# Ear tipping?



## Hippyhart (Jul 4, 2004)

I took one of the semi-feral cats to a low cost clinic to have her spayed today, and they asked if I wanted her ear tipped. I've never heard of that before (I thought that meant they would clean her ears!!), so I said yes. Now she's back with part of her ear cut off??? Is this a universal symbol showing she's spayed, or what?


----------



## jessamica8 (Aug 17, 2004)

Yes, I have heard of that being done in many areas; many times you will notice ferals/strays have a notch in their ear, and that means they have been altered and released. (Though I'm sure more than a few of those notchings result from fights as well.)

I bet that was a shock since you didn't realize what they were talking about!


----------



## spacemonkey (Aug 12, 2004)

Okay, I'm really curious now. Beeper was a feral. Beeper has ear notches (symmetrical on both ears). We never had her spayed oops, but she's never gone into heat or anything. But....

That was 14 years ago. I didn't think they were doing TNR back then, at least not in our area. Hmmmm....... :?


----------



## jessamica8 (Aug 17, 2004)

spacemonkey said:


> That was 14 years ago. I didn't think they were doing TNR back then, at least not in our area. Hmmmm....... :?


Interesting, I guess you'll never know. I do know that I've read of a few groups who started TNR programs around the late 80's - I guess that would have been around the time you got Beeper - maybe it's possible.


----------



## Hippyhart (Jul 4, 2004)

It was a shock to see part of her ear missing. This is more than a notch...the whole top of her ear (probably a good 1/2 inch) was cut straight across. I guess it just looks bad now, but my boyfriend keeps reassuring me once it is healed, it won't be as noticeable.

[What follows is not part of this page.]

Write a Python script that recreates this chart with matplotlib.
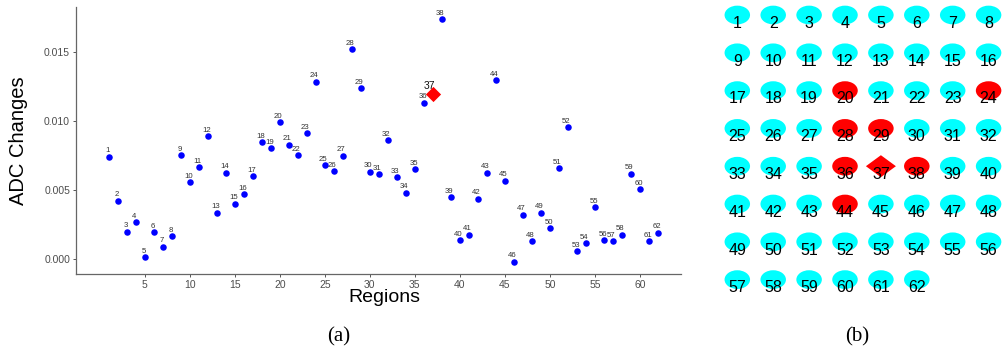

I know it's for her own good; I just hope it doesn't hurt her chances of ever finding a forever home


----------



## jessamica8 (Aug 17, 2004)

I was talking to Abhay (spittles), and as she works with TNR'ing ferals she asked me to post this:



> Ear-tipping is a great tool with ferals. It is done while the cats are being fixed, and there is little or no bleeding...it's feels pretty much the same as you getting a paper-cut. Ear-tipping helps with identifying which cats have been fixed...try having twin cats and not knowing which has been fixed already! Some Animal Control shelters won't take feral cats with their ear tipped because it indicates they are spayed/neutered, vaccinated, and cared for. Some vets tip the ear way down, some only tip the top. Other vets punch a hole in the ear...you do not want that! If the vet punches a hole, the hair will eventually grow over and you can't see it. When vets tip the ear, they are supposed to take 1/4 of it off. They also cauterize the ear when it's done so it heals quick. I would say unless the cat is going to be adopted out later in life, ear-tip him/her. But even if the cat is going to be adopted later, if the person really wants and loves this cat, they won't care about the ear at all. There are quite a few cats up for adoption that have their ear tipped because they were wild years before.
> 
> Good Luck!
> Abhay


----------



## Hippyhart (Jul 4, 2004)

Thank you for checking on that! You're absolutely right, if someone loves this cat and wants her for a pet, they won't care what she looks like. I guess I'm just really attached to her...I've been feeding her off my front porch since she was a kitten (and feeding her mother before that!), and she is really friendly and sweet, which is why I think eventually she will be someone's pet (who knows, maybe mine?).

Anyway, I just wanted to know if the ear tipping was standard practice, or if it was something that only No More Homeless Pets did. Our processes are pretty archaic out here...animal control is considered the same thing as the humane society, if that means anything...but it seems like alot of animal welfare groups are starting to pop up.

Thanks everyone!


----------



## rosalie (Oct 9, 2003)

**Our processes are pretty archaic out here**

Not that archaic I guess; my vet won't tip but only notch because that's what they do to cattle and that is what they are used to! ..so I had 3 ferals ear-notched. I'll specify tipping instead next time.


----------



## Hippyhart (Jul 4, 2004)

Sorry, I didn't mean the tipping was archaic...I meant to say the animal control in my town is archaic. I don't know if they are up on TNRing practices in the town I live in, which concerns me about the ear tipping. I'm just afraid she would get picked up even if her ears were tipped...

I worry too much.


----------



## rosalie (Oct 9, 2003)

Forgot to add that I've hear that TNR was done as far as 40 yrs ago (really) except it wasn't called that, nor it was as official as today. It was more of an individual thing, people trapped cats, altered and vetted them and released them in their colonies..a lady said she learnt from her mother who did it when she was little.
But then it was considered a"why bother thing". Done mostly on the West coast, an offshhot of the enviromentalist movement.

Katie; you don't worry too much..we all do and it really is sad what goes around. Same in my town. Just be happy you have rescue groups nearby. Right now you're doing your best.


----------



## Hippyhart (Jul 4, 2004)

Thanks, Rosalie.


----------



## Sweetvegan74 (Jun 18, 2005)

*don't worry*

Ear tipping is very humane don't worry, it helps you and the cat. It shows that the cat has been altered and if she is caught by animal control they will see that she is from a managed colony and will hold her like a stray to see if someone comes for the cat instead of pts right away. All my fixed ferals have ear tipping except one (the vet forgot to clip one but her coloring is very different and she is easily spotted a long hair tortieshell) and they could care less that their ears are no longer even their main concern is what's for dinner.


----------